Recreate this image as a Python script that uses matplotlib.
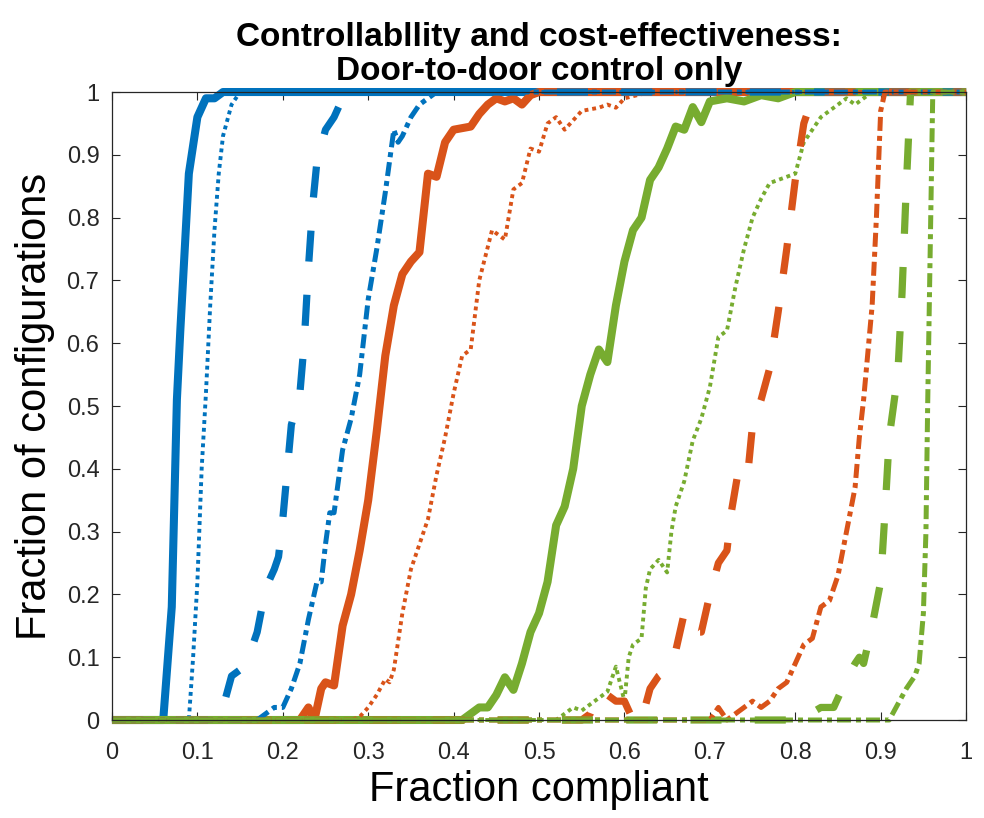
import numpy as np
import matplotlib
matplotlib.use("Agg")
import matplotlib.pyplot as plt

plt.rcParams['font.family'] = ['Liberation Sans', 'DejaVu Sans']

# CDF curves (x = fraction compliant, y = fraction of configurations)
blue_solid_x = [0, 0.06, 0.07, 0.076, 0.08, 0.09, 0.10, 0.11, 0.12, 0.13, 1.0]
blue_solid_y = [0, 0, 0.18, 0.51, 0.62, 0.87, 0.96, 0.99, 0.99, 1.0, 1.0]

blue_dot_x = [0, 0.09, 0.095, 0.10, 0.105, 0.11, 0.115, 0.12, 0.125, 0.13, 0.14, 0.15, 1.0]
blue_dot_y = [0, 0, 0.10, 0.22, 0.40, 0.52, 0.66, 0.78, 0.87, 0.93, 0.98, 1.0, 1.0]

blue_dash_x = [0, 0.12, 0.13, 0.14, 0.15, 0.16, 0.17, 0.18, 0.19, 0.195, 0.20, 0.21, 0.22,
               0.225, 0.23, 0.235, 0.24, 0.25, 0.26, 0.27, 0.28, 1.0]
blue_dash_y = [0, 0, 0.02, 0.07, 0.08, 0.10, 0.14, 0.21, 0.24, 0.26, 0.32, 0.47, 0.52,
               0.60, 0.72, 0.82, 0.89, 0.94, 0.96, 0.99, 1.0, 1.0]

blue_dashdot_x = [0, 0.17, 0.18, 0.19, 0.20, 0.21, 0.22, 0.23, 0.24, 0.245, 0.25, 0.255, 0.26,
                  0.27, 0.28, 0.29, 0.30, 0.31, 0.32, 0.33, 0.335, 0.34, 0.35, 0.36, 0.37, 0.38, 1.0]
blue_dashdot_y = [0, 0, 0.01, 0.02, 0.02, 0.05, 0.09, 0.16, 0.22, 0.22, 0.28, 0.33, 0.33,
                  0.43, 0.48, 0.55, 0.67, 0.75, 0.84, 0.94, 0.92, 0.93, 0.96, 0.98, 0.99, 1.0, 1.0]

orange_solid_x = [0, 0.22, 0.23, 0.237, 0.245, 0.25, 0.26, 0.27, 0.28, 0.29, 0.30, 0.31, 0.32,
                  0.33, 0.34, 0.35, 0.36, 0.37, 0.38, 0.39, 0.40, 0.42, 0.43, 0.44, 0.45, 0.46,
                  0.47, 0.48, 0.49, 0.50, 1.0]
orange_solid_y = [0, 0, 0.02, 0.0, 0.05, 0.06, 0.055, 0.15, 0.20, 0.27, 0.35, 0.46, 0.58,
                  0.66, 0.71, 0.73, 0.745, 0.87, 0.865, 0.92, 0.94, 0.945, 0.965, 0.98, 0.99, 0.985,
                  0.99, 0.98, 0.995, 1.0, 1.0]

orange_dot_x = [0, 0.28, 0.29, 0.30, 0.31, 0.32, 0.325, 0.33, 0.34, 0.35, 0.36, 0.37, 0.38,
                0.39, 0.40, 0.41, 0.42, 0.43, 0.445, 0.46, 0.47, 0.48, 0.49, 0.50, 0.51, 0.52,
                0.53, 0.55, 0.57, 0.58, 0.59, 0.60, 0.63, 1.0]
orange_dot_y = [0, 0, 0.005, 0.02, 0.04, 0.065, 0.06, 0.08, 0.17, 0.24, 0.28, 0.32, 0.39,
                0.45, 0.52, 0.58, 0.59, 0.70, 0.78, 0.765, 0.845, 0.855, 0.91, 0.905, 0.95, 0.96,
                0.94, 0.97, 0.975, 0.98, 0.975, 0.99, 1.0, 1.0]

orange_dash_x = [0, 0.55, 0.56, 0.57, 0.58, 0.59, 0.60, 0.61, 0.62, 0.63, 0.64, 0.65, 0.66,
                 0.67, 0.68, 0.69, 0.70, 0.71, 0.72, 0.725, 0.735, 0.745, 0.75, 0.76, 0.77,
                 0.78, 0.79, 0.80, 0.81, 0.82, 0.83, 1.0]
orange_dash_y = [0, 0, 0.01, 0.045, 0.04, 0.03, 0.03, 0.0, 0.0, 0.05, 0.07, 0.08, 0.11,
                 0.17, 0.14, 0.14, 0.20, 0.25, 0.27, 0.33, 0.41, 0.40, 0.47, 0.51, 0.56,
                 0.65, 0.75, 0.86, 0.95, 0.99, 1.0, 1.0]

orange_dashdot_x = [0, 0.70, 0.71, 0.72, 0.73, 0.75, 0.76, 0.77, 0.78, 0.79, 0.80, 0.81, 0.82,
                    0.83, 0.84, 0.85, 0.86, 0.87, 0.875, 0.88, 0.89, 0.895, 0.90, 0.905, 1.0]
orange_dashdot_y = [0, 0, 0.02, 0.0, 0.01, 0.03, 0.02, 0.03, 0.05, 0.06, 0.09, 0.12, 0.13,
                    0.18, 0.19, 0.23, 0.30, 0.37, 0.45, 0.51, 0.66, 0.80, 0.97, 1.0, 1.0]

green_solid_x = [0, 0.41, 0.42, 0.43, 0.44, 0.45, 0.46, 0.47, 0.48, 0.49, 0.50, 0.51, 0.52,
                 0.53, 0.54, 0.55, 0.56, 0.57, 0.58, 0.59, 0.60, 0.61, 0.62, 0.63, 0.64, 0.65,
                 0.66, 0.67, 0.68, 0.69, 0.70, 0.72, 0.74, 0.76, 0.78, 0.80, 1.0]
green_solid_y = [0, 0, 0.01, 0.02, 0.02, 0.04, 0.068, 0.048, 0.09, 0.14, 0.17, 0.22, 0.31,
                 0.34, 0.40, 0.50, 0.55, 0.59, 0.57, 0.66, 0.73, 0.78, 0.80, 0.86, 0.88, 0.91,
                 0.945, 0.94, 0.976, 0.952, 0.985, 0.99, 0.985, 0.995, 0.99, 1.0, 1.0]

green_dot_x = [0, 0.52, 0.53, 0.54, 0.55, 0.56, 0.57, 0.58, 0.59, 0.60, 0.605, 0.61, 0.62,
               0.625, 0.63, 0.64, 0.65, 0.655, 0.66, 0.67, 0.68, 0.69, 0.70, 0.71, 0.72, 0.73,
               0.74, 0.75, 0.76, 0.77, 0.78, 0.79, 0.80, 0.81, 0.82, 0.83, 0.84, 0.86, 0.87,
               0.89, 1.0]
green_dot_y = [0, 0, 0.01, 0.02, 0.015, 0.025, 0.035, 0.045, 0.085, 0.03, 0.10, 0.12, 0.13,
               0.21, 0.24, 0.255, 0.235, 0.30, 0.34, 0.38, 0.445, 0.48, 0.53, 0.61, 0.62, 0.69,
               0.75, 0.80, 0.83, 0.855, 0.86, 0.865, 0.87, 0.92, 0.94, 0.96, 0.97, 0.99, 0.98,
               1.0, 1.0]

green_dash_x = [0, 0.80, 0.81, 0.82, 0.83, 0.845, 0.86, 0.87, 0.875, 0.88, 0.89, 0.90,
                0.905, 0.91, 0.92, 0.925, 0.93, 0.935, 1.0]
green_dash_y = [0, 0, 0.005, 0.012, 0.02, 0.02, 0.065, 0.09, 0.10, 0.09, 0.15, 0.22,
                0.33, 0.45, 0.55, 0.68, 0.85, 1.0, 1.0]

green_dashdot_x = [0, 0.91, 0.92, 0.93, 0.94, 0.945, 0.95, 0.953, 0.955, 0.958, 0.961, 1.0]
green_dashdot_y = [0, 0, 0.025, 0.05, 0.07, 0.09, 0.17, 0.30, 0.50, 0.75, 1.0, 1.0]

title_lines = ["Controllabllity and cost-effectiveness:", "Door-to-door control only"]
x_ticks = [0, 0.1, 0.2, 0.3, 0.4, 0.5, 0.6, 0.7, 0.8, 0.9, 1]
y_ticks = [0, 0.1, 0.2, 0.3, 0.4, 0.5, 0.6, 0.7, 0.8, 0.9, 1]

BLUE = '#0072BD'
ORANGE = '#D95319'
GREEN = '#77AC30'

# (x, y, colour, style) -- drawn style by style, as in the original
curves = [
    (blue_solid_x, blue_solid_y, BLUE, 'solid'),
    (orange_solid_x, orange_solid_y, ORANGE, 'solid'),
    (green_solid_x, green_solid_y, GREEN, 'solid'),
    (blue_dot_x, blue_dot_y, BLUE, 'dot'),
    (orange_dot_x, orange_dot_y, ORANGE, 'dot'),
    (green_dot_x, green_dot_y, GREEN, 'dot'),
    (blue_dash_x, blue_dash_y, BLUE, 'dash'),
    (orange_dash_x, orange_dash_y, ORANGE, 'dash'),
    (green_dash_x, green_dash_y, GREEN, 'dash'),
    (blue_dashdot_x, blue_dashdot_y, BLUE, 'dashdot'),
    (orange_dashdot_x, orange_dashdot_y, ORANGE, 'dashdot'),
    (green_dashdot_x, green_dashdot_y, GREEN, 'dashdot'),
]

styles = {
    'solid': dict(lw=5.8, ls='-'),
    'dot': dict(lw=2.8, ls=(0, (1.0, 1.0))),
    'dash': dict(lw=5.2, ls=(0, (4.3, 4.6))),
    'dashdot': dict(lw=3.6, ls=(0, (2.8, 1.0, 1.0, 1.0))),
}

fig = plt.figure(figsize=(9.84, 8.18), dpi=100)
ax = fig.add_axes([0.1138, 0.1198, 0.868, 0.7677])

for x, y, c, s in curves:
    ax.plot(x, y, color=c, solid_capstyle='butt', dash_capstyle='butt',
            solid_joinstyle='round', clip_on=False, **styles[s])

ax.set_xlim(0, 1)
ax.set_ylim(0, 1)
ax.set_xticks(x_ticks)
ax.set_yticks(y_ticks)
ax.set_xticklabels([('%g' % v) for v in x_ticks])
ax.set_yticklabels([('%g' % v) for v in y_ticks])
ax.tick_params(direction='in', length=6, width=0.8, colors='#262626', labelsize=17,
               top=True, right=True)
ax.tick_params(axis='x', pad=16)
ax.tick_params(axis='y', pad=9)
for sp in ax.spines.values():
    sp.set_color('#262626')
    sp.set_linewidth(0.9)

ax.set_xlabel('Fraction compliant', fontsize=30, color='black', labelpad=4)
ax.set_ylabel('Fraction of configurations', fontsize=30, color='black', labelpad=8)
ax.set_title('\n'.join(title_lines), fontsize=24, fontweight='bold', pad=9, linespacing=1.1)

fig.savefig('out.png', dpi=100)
____________________
What is expected - Reproduce the material above from its first line through the line containing "0.98, 0.99, 1.0, 1.0]", both ends included, and skip every picture.

Response to this exercise -
Recreate this image as a Python script that uses matplotlib.
import numpy as np
import matplotlib
matplotlib.use("Agg")
import matplotlib.pyplot as plt

plt.rcParams['font.family'] = ['Liberation Sans', 'DejaVu Sans']

# CDF curves (x = fraction compliant, y = fraction of configurations)
blue_solid_x = [0, 0.06, 0.07, 0.076, 0.08, 0.09, 0.10, 0.11, 0.12, 0.13, 1.0]
blue_solid_y = [0, 0, 0.18, 0.51, 0.62, 0.87, 0.96, 0.99, 0.99, 1.0, 1.0]

blue_dot_x = [0, 0.09, 0.095, 0.10, 0.105, 0.11, 0.115, 0.12, 0.125, 0.13, 0.14, 0.15, 1.0]
blue_dot_y = [0, 0, 0.10, 0.22, 0.40, 0.52, 0.66, 0.78, 0.87, 0.93, 0.98, 1.0, 1.0]

blue_dash_x = [0, 0.12, 0.13, 0.14, 0.15, 0.16, 0.17, 0.18, 0.19, 0.195, 0.20, 0.21, 0.22,
               0.225, 0.23, 0.235, 0.24, 0.25, 0.26, 0.27, 0.28, 1.0]
blue_dash_y = [0, 0, 0.02, 0.07, 0.08, 0.10, 0.14, 0.21, 0.24, 0.26, 0.32, 0.47, 0.52,
               0.60, 0.72, 0.82, 0.89, 0.94, 0.96, 0.99, 1.0, 1.0]

blue_dashdot_x = [0, 0.17, 0.18, 0.19, 0.20, 0.21, 0.22, 0.23, 0.24, 0.245, 0.25, 0.255, 0.26,
                  0.27, 0.28, 0.29, 0.30, 0.31, 0.32, 0.33, 0.335, 0.34, 0.35, 0.36, 0.37, 0.38, 1.0]
blue_dashdot_y = [0, 0, 0.01, 0.02, 0.02, 0.05, 0.09, 0.16, 0.22, 0.22, 0.28, 0.33, 0.33,
                  0.43, 0.48, 0.55, 0.67, 0.75, 0.84, 0.94, 0.92, 0.93, 0.96, 0.98, 0.99, 1.0, 1.0]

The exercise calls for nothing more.